Saved entries:
┄┄┄┄┄┄
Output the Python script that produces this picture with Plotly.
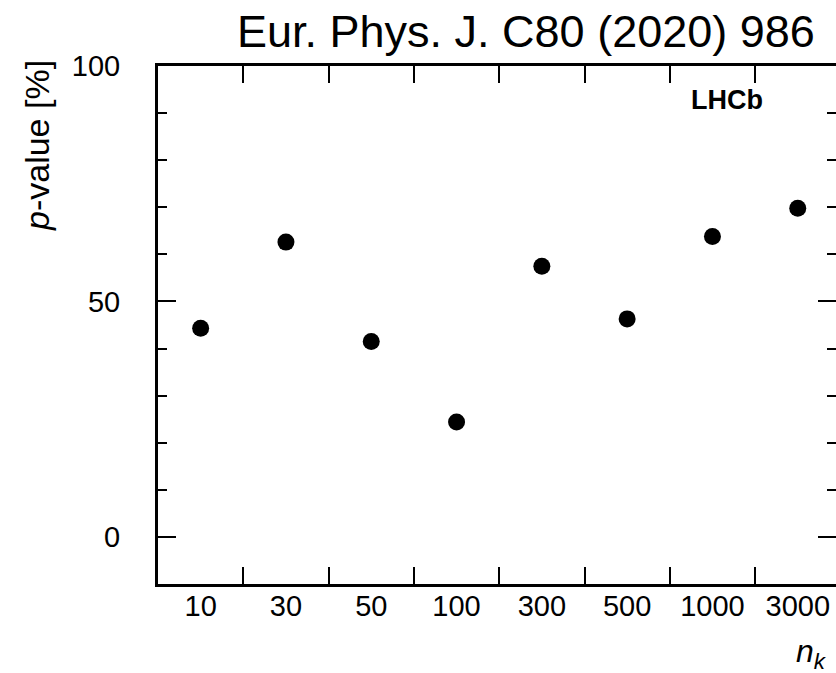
import plotly.graph_objects as go

# n_k settings (categorical x) and the fitted p-values in percent
n_k_labels = ["10", "30", "50", "100", "300", "500", "1000", "3000"]
p_values = [44.3, 62.6, 41.5, 24.4, 57.5, 46.3, 63.8, 69.8]

FONT = "Liberation Sans, Arial, Helvetica, sans-serif"

W, H = 836, 673
ML, MR, MT, MB = 158, 0, 66, 89
PW, PH = W - ML - MR, H - MT - MB


def px_to_paper(px, py):
    return (px - ML) / PW, (H - MB - py) / PH


fig = go.Figure()
fig.add_trace(go.Scatter(
    x=n_k_labels, y=p_values, mode="markers",
    marker=dict(size=17, color="black", line=dict(width=0)),
    showlegend=False, hoverinfo="x+y",
))
# empty trace so the right-hand tick axis gets drawn
fig.add_trace(go.Scatter(x=[], y=[], yaxis="y2", showlegend=False, hoverinfo="skip"))

tick_font = dict(family=FONT, size=29, color="black")
minor_ticks = dict(dtick=10, ticks="inside", ticklen=9, tickwidth=2,
                   tickcolor="black", showgrid=False)

fig.update_layout(
    width=W, height=H,
    margin=dict(l=ML, r=MR, t=MT, b=MB, pad=0),
    paper_bgcolor="white", plot_bgcolor="white",
    showlegend=False,
    xaxis=dict(
        type="category", categoryorder="array", categoryarray=n_k_labels,
        range=[-0.5, -0.5 + PW / 85.3],
        tickson="boundaries", ticks="inside", ticklen=17, tickwidth=2,
        tickcolor="black", mirror="ticks", showline=True, linewidth=3,
        linecolor="black", showgrid=False, zeroline=False,
        tickfont=tick_font, ticklabelstandoff=-6,
    ),
    yaxis=dict(
        range=[-10, 100], tick0=0, dtick=50,
        ticks="inside", ticklen=18, tickwidth=2, tickcolor="black",
        minor=minor_ticks,
        showline=True, linewidth=3, linecolor="black",
        showgrid=False, zeroline=False,
        tickfont=tick_font, ticklabelstandoff=29,
    ),
    # right-hand ticks without a frame line
    yaxis2=dict(
        overlaying="y", side="right", anchor="x",
        range=[-10, 100], tick0=0, dtick=50,
        ticks="inside", ticklen=18, tickwidth=2, tickcolor="black",
        minor=minor_ticks,
        showline=False, showgrid=False, zeroline=False,
        showticklabels=False,
    ),
)

ann = []
tx, ty = px_to_paper(817, 31)
ann.append(dict(text="Eur. Phys. J. C80 (2020) 986", x=tx, y=ty,
                xref="paper", yref="paper", xanchor="right", yanchor="middle",
                showarrow=False, font=dict(family=FONT, size=45, color="black")))
lx, ly = px_to_paper(727, 100)
ann.append(dict(text="<b>LHCb</b>", x=lx, y=ly, xref="paper", yref="paper",
                xanchor="center", yanchor="middle", showarrow=False,
                font=dict(family=FONT, size=27, color="black")))
yx, yy = px_to_paper(37, 146)
ann.append(dict(text="<i>p</i>-value [%]", x=yx, y=yy, xref="paper", yref="paper",
                xanchor="center", yanchor="middle", textangle=-90, showarrow=False,
                font=dict(family=FONT, size=34, color="black")))
nx, ny = px_to_paper(829, 653)
ann.append(dict(text="<i>n</i><sub><i>k</i></sub>", x=nx, y=ny, xref="paper", yref="paper",
                xanchor="right", yanchor="middle", showarrow=False,
                font=dict(family=FONT, size=32, color="black")))
fig.update_layout(annotations=ann)

fig.write_html("out.html")
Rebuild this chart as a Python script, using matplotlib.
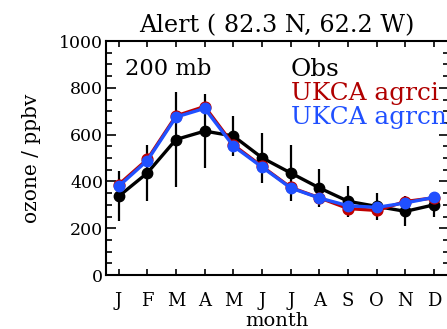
┄┄┄┄┄┄
Return the material exactly as given, apart from the pictures.

Exercise solution.
Output the Python script that produces this picture with Plotly.
import plotly.graph_objects as go

# n_k settings (categorical x) and the fitted p-values in percent
n_k_labels = ["10", "30", "50", "100", "300", "500", "1000", "3000"]
p_values = [44.3, 62.6, 41.5, 24.4, 57.5, 46.3, 63.8, 69.8]

FONT = "Liberation Sans, Arial, Helvetica, sans-serif"

W, H = 836, 673
ML, MR, MT, MB = 158, 0, 66, 89
PW, PH = W - ML - MR, H - MT - MB


def px_to_paper(px, py):
    return (px - ML) / PW, (H - MB - py) / PH


fig = go.Figure()
fig.add_trace(go.Scatter(
    x=n_k_labels, y=p_values, mode="markers",
    marker=dict(size=17, color="black", line=dict(width=0)),
    showlegend=False, hoverinfo="x+y",
))
# empty trace so the right-hand tick axis gets drawn
fig.add_trace(go.Scatter(x=[], y=[], yaxis="y2", showlegend=False, hoverinfo="skip"))

tick_font = dict(family=FONT, size=29, color="black")
minor_ticks = dict(dtick=10, ticks="inside", ticklen=9, tickwidth=2,
                   tickcolor="black", showgrid=False)

fig.update_layout(
    width=W, height=H,
    margin=dict(l=ML, r=MR, t=MT, b=MB, pad=0),
    paper_bgcolor="white", plot_bgcolor="white",
    showlegend=False,
    xaxis=dict(
        type="category", categoryorder="array", categoryarray=n_k_labels,
        range=[-0.5, -0.5 + PW / 85.3],
        tickson="boundaries", ticks="inside", ticklen=17, tickwidth=2,
        tickcolor="black", mirror="ticks", showline=True, linewidth=3,
        linecolor="black", showgrid=False, zeroline=False,
        tickfont=tick_font, ticklabelstandoff=-6,
    ),
    yaxis=dict(
        range=[-10, 100], tick0=0, dtick=50,
        ticks="inside", ticklen=18, tickwidth=2, tickcolor="black",
        minor=minor_ticks,
        showline=True, linewidth=3, linecolor="black",
        showgrid=False, zeroline=False,
        tickfont=tick_font, ticklabelstandoff=29,
    ),
    # right-hand ticks without a frame line
    yaxis2=dict(
        overlaying="y", side="right", anchor="x",
        range=[-10, 100], tick0=0, dtick=50,
        ticks="inside", ticklen=18, tickwidth=2, tickcolor="black",
        minor=minor_ticks,
        showline=False, showgrid=False, zeroline=False,
        showticklabels=False,
    ),
)

ann = []
tx, ty = px_to_paper(817, 31)
ann.append(dict(text="Eur. Phys. J. C80 (2020) 986", x=tx, y=ty,
                xref="paper", yref="paper", xanchor="right", yanchor="middle",
                showarrow=False, font=dict(family=FONT, size=45, color="black")))
lx, ly = px_to_paper(727, 100)
ann.append(dict(text="<b>LHCb</b>", x=lx, y=ly, xref="paper", yref="paper",
                xanchor="center", yanchor="middle", showarrow=False,
                font=dict(family=FONT, size=27, color="black")))
yx, yy = px_to_paper(37, 146)
ann.append(dict(text="<i>p</i>-value [%]", x=yx, y=yy, xref="paper", yref="paper",
                xanchor="center", yanchor="middle", textangle=-90, showarrow=False,
                font=dict(family=FONT, size=34, color="black")))
nx, ny = px_to_paper(829, 653)
ann.append(dict(text="<i>n</i><sub><i>k</i></sub>", x=nx, y=ny, xref="paper", yref="paper",
                xanchor="right", yanchor="middle", showarrow=False,
                font=dict(family=FONT, size=32, color="black")))
fig.update_layout(annotations=ann)

fig.write_html("out.html")
Rebuild this chart as a Python script, using matplotlib.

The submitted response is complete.